The nobility that exacted this tribute were officially installed as overlords of the land sometime following Charlemagne’s successful conquest of areas of northern Italy during the early 770’s AD. Following this conquest, the mighty Frankish king established alliances with various powerful families and the popes of Rome up until and following his crowning as Holy Roman Emperor in 800 AD.
The Ranieri di Sorbello Castle, which, to this day, is still the private home of members of the family that built the castle in the 10th century, was a military fortification and economic unit serving the interests of the reigning post-Charlemagne generations, through the Medici, to the Grand Dukes of Tuscany and beyond. The castle is the jutting nose that breaks into Umbria in the middle of the Valley as a projection of Tuscan power that geographically declares the Ranieri di Sorbello’s fealty to the Medici during their wars with the Papal States, of which Umbria was a part in those centuries.
The branch of the Ranieri di Sorbello family based in the Niccone Valley were members of a vast clan of noble families known collectively as the Marchesi del Monte (the Marquises of the Mountain), with a network of castles sprinkled to the north, south, east and west of the Niccone Valley, with international connections through blood and marriage with many of the most well-known aristocratic families in Europe and America.

During the 2nd World War, the Germans briefly occupied the Ranieri di Sorbello castle as part of their more extended occupation of the town (commune) of Umbertide and its surrounding territories.

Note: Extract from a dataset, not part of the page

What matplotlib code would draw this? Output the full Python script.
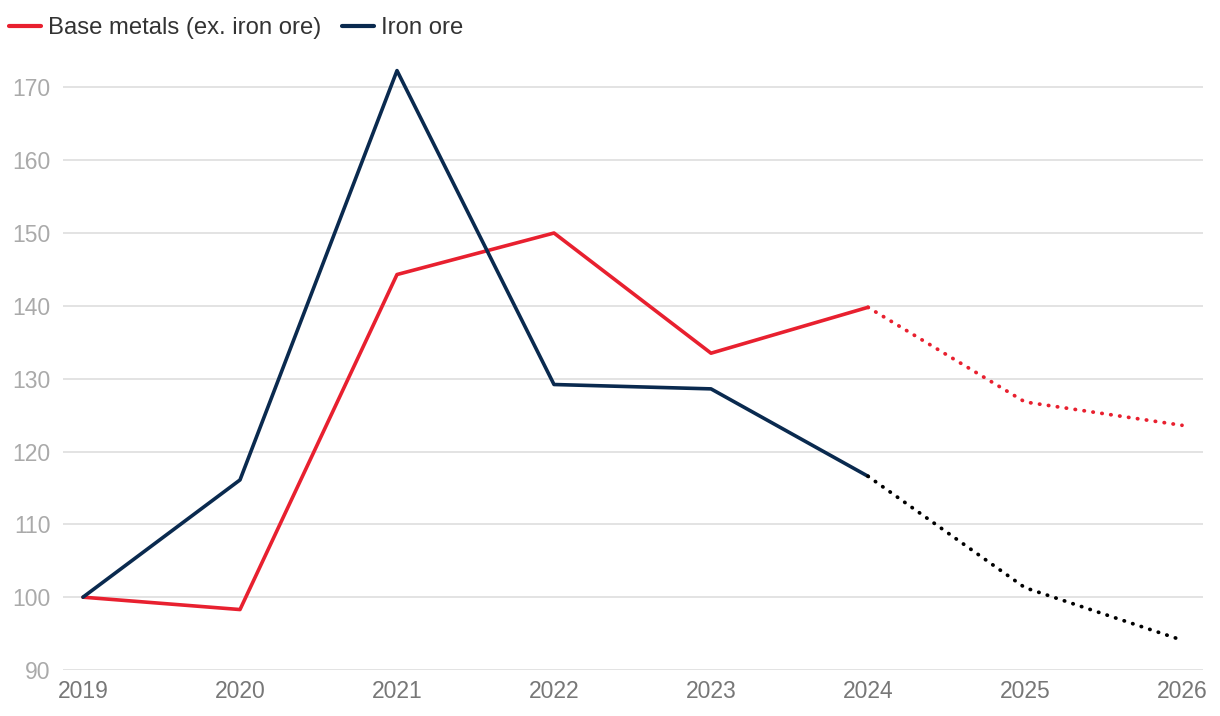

Uguccione Ranieri di Sorbello, also known as Count Uguccione Ranieri Bourbon del Monte, worked with the Allied forces during the prolonged liberation of Italy from the Germans, running several dangerous underground missions in Italy and in Germany.
In his role as an elegant guerilla intelligence operative, Uguccione was part of extensive partisan activities emanating from occupied Umbertide and throughout the Niccone Valley and its surrounds. Indeed, many partisan fighters hid themselves in the hills surrounding the Altabella Villas, finding ways of escaping German patrols in the rugged, beloved terrain. A monument to partisans gunned down by the Germans in our area can be see just west of the little hamlet of Niccone, at the eastern end of the Valley.

A professor of Italian literature and a journalist, Uguccione was the son of an American mother and an Italian father of the ancient ancestry of the Ranieri, Sorbellos, Petrellas, and Bourbons. Uguccione’s son, Ruggero Ranieri, is currently the President of the Fondazione Ranieri di Sorbello, located in the family’s 16th century Palazzo in Piazza Piccinino in the center of Perugia. Ruggiero opened this grand house, where he also lives, as one of the first museums of a privately owned noble residence in Italy.
Located on their high hillside above and at the heart of the Niccone Valley, La Pietra, La Quercia and Casa Carina have their own ancient place within this long and intriguing history.